EXERCISE
Each line of the material must be repeated precisely, with the pictures left out.

============

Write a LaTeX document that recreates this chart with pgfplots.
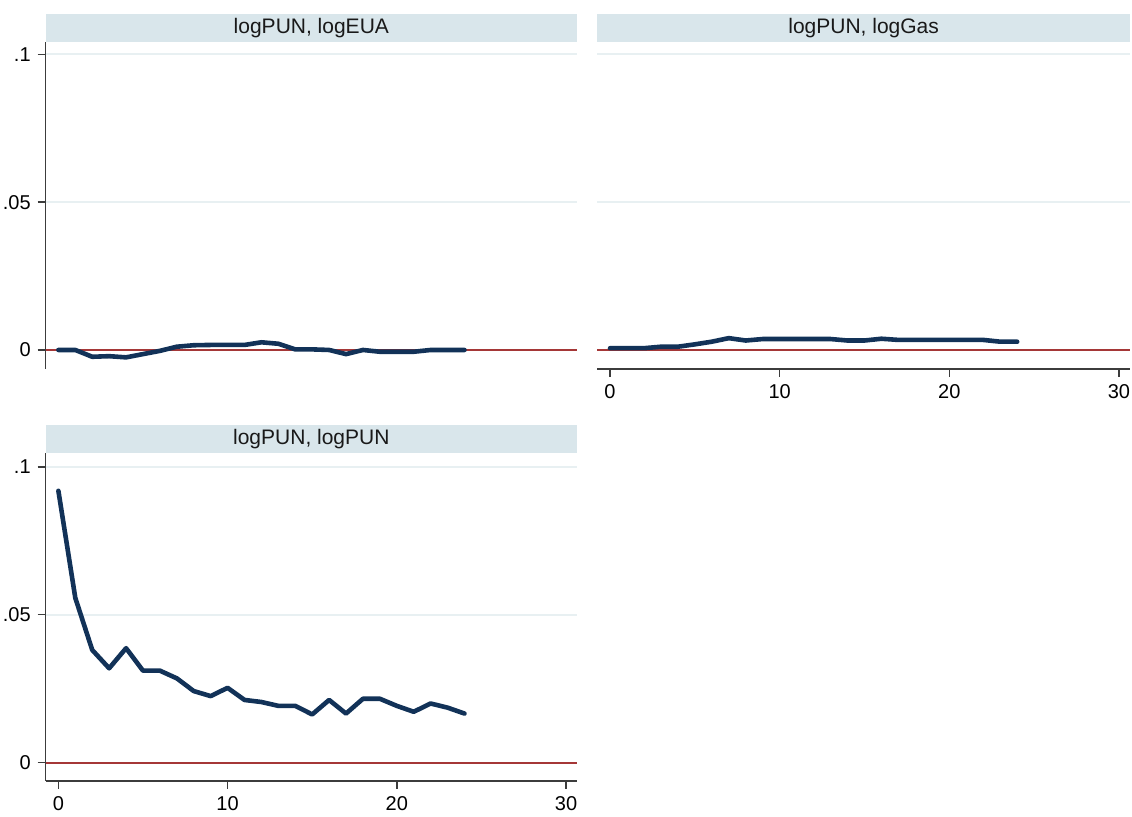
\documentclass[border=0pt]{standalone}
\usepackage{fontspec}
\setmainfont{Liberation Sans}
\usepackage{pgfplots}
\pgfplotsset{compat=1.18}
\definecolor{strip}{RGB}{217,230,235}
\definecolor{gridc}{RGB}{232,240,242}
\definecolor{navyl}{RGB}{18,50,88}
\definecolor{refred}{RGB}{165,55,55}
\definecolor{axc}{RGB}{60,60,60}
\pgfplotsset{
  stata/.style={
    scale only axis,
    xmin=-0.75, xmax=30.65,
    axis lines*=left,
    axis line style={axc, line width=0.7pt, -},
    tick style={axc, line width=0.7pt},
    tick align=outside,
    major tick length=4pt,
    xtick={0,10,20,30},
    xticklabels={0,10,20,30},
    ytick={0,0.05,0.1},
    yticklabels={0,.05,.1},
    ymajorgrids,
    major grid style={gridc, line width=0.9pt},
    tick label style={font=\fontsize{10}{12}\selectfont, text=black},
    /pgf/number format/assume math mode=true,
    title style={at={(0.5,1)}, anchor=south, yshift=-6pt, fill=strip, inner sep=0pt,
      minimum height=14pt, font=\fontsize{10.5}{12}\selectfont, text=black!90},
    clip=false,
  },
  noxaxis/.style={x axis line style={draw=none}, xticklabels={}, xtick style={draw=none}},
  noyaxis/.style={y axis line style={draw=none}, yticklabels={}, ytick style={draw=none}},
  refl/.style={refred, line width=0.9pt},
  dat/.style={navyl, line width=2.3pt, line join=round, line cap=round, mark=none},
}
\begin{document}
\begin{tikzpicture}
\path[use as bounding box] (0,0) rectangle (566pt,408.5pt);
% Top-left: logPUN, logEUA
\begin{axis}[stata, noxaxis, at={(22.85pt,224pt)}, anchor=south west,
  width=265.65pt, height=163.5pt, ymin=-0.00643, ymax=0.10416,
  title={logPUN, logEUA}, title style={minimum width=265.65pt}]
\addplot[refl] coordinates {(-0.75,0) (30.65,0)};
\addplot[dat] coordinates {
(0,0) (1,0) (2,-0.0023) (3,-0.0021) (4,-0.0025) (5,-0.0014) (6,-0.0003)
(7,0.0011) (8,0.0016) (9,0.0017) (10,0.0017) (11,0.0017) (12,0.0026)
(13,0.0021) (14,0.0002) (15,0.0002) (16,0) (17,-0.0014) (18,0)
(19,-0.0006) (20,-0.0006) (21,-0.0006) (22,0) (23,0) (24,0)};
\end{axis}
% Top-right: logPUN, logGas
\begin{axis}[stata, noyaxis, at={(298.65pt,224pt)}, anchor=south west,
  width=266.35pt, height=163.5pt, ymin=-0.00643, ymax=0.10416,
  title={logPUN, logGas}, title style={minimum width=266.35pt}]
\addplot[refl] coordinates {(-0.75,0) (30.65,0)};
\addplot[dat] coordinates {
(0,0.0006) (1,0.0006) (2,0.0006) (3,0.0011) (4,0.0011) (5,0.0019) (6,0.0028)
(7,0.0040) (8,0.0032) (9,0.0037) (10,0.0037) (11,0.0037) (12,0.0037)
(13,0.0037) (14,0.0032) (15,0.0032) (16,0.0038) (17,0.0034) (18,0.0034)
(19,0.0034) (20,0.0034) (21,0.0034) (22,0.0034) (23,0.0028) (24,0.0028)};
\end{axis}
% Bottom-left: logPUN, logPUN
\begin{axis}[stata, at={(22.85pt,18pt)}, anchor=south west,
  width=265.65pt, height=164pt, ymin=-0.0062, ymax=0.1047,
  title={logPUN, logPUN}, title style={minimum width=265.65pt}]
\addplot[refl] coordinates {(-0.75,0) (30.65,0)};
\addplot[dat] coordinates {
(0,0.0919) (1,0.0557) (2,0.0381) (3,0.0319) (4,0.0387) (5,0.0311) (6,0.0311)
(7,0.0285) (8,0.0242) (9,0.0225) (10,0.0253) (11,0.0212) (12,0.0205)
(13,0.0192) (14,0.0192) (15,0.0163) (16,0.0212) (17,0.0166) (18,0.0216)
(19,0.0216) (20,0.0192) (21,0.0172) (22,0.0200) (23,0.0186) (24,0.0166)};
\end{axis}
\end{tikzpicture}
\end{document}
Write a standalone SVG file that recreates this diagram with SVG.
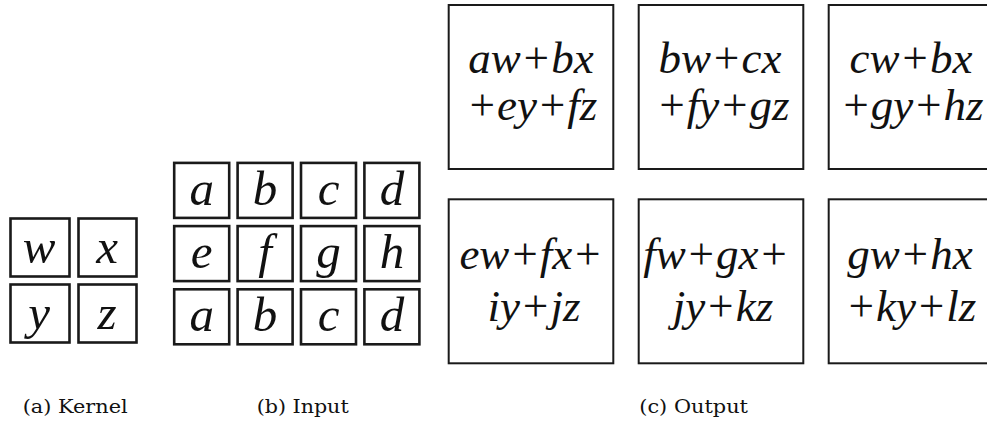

============

WRITTEN REPLY
Write a LaTeX document that recreates this chart with pgfplots.
\documentclass[border=0pt]{standalone}
\usepackage{fontspec}
\setmainfont{Liberation Sans}
\usepackage{pgfplots}
\pgfplotsset{compat=1.18}
\definecolor{strip}{RGB}{217,230,235}
\definecolor{gridc}{RGB}{232,240,242}
\definecolor{navyl}{RGB}{18,50,88}
\definecolor{refred}{RGB}{165,55,55}
\definecolor{axc}{RGB}{60,60,60}
\pgfplotsset{
  stata/.style={
    scale only axis,
    xmin=-0.75, xmax=30.65,
    axis lines*=left,
    axis line style={axc, line width=0.7pt, -},
    tick style={axc, line width=0.7pt},
    tick align=outside,
    major tick length=4pt,
    xtick={0,10,20,30},
    xticklabels={0,10,20,30},
    ytick={0,0.05,0.1},
    yticklabels={0,.05,.1},
    ymajorgrids,
    major grid style={gridc, line width=0.9pt},
    tick label style={font=\fontsize{10}{12}\selectfont, text=black},
    /pgf/number format/assume math mode=true,
    title style={at={(0.5,1)}, anchor=south, yshift=-6pt, fill=strip, inner sep=0pt,
      minimum height=14pt, font=\fontsize{10.5}{12}\selectfont, text=black!90},
    clip=false,
  },
  noxaxis/.style={x axis line style={draw=none}, xticklabels={}, xtick style={draw=none}},
  noyaxis/.style={y axis line style={draw=none}, yticklabels={}, ytick style={draw=none}},
  refl/.style={refred, line width=0.9pt},
  dat/.style={navyl, line width=2.3pt, line join=round, line cap=round, mark=none},
}
\begin{document}
\begin{tikzpicture}
\path[use as bounding box] (0,0) rectangle (566pt,408.5pt);
% Top-left: logPUN, logEUA
\begin{axis}[stata, noxaxis, at={(22.85pt,224pt)}, anchor=south west,
  width=265.65pt, height=163.5pt, ymin=-0.00643, ymax=0.10416,
  title={logPUN, logEUA}, title style={minimum width=265.65pt}]
\addplot[refl] coordinates {(-0.75,0) (30.65,0)};
\addplot[dat] coordinates {
(0,0) (1,0) (2,-0.0023) (3,-0.0021) (4,-0.0025) (5,-0.0014) (6,-0.0003)
(7,0.0011) (8,0.0016) (9,0.0017) (10,0.0017) (11,0.0017) (12,0.0026)
(13,0.0021) (14,0.0002) (15,0.0002) (16,0) (17,-0.0014) (18,0)
(19,-0.0006) (20,-0.0006) (21,-0.0006) (22,0) (23,0) (24,0)};
\end{axis}
% Top-right: logPUN, logGas
\begin{axis}[stata, noyaxis, at={(298.65pt,224pt)}, anchor=south west,
  width=266.35pt, height=163.5pt, ymin=-0.00643, ymax=0.10416,
  title={logPUN, logGas}, title style={minimum width=266.35pt}]
\addplot[refl] coordinates {(-0.75,0) (30.65,0)};
\addplot[dat] coordinates {
(0,0.0006) (1,0.0006) (2,0.0006) (3,0.0011) (4,0.0011) (5,0.0019) (6,0.0028)
(7,0.0040) (8,0.0032) (9,0.0037) (10,0.0037) (11,0.0037) (12,0.0037)
(13,0.0037) (14,0.0032) (15,0.0032) (16,0.0038) (17,0.0034) (18,0.0034)
(19,0.0034) (20,0.0034) (21,0.0034) (22,0.0034) (23,0.0028) (24,0.0028)};
\end{axis}
% Bottom-left: logPUN, logPUN
\begin{axis}[stata, at={(22.85pt,18pt)}, anchor=south west,
  width=265.65pt, height=164pt, ymin=-0.0062, ymax=0.1047,
  title={logPUN, logPUN}, title style={minimum width=265.65pt}]
\addplot[refl] coordinates {(-0.75,0) (30.65,0)};
\addplot[dat] coordinates {
(0,0.0919) (1,0.0557) (2,0.0381) (3,0.0319) (4,0.0387) (5,0.0311) (6,0.0311)
(7,0.0285) (8,0.0242) (9,0.0225) (10,0.0253) (11,0.0212) (12,0.0205)
(13,0.0192) (14,0.0192) (15,0.0163) (16,0.0212) (17,0.0166) (18,0.0216)
(19,0.0216) (20,0.0192) (21,0.0172) (22,0.0200) (23,0.0186) (24,0.0166)};
\end{axis}
\end{tikzpicture}
\end{document}
Write a standalone SVG file that recreates this diagram with SVG.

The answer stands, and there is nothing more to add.